Tuesday, December 20, 2016

2 Kings 18: The Darkness is Real


After watching town after town fall to the Assyrians, Jerusalem is under siege. The Assyrian king sends what can best be described as a minister of propaganda, to speak to the people--in their own native tongue--about how it's over, and God will not deliver them. Time to give up hope. Nobody is coming to their rescue. 

I can't read this today and not think of Aleppo. How no one is coming to their rescue. How the horrific suffering of so many innocent people now seems impossible to avoid. How people of good conscience are watching this long night of suffering, wishing we could offer something more than our prayers, and finding precious little. Maybe there was some way America could have intervened, that would have done more good than harm. Maybe not. But for most ordinary people, the horrifying reality is that the best we can do is not turn away, but wait and watch through this long, dark night. 

We are entering a season of light. For thousands of years, ancient cultures celebrated the winter solstice (tomorrow night), though it is the longest, darkest night of the year, because on that night, the tide turns, and the light slowly comes back. After tomorrow, the days will get longer again. Symbolically, it's understandable that Christians in the Northern Hemisphere chose this time to also celebrate the coming of the Light of the World: Jesus. 

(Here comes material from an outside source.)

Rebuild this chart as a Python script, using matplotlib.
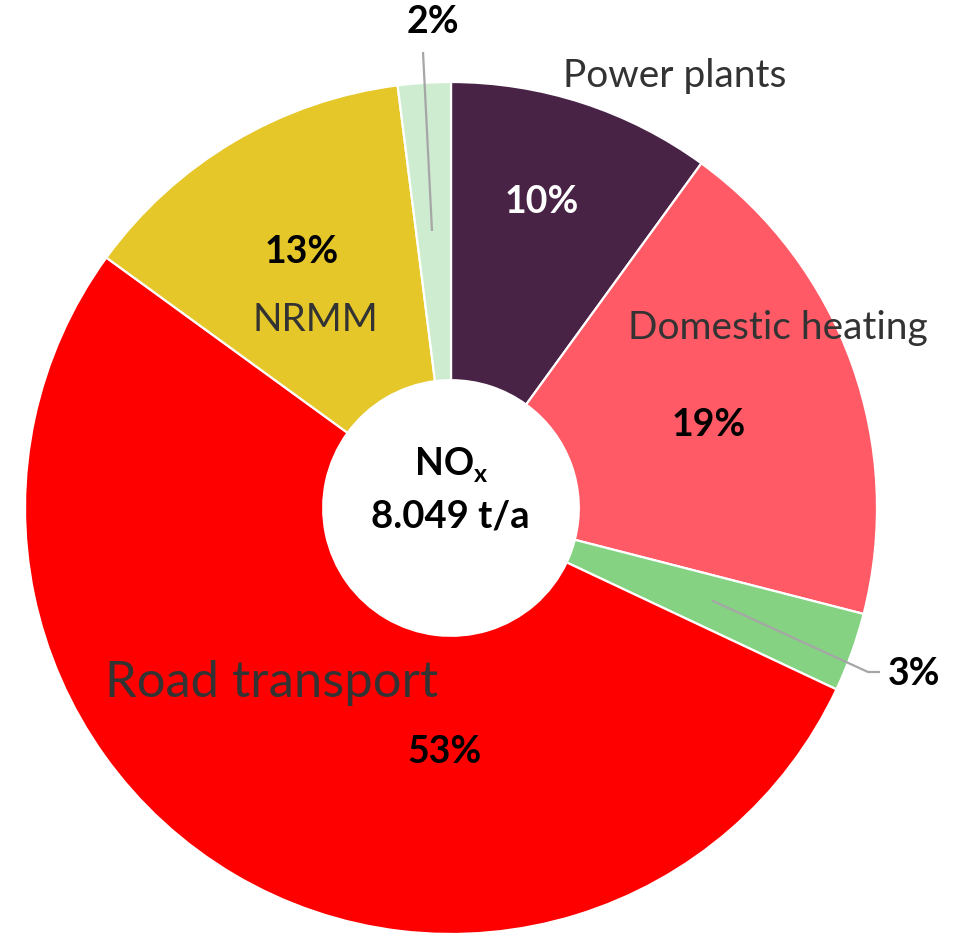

While it is true that darkness isn't actually a "thing"--it's simply the absence of light--it is a very palpable thing in the lives of many people. We know it is only as real as our experience of it; as real as we make it. And yet anyone who has spent time there knows that can be very real indeed. There are some nights when the miracle of Christmas--"The people who walked in darkness have seen a great Light"--is something we can speak with our mouths, and understand in our heads, but not necessarily feel with our hearts. Some nights are just long, and dark, and the help you pictured just isn't forthcoming. But no dark night is endless. No winter lasts forever.

Christian hope is not founded in the idea that everything is okay because Jesus was born. In fact, Christian hope allows us the profound freedom to admit how deeply not okay things really are. If we were alone in the dark, we would have to do all sorts of mental gymnastics to convince ourselves that it really isn't that dark, after all, and we're really okay, you're fine, I'm fine, Syria's fine, everything's fine, because it has to be. Reality would be too hard to face alone. But because we are not alone here, because the Word has been made flesh in this dark world, we have one who will sit with us and allow us some deep moments of not being okay, and the faint glimmer of some sense that one day, it will be.

Christ, dwell with us in our darkness. Help us to call it what it is, and hand it over to you, to make it what it will be. Amen.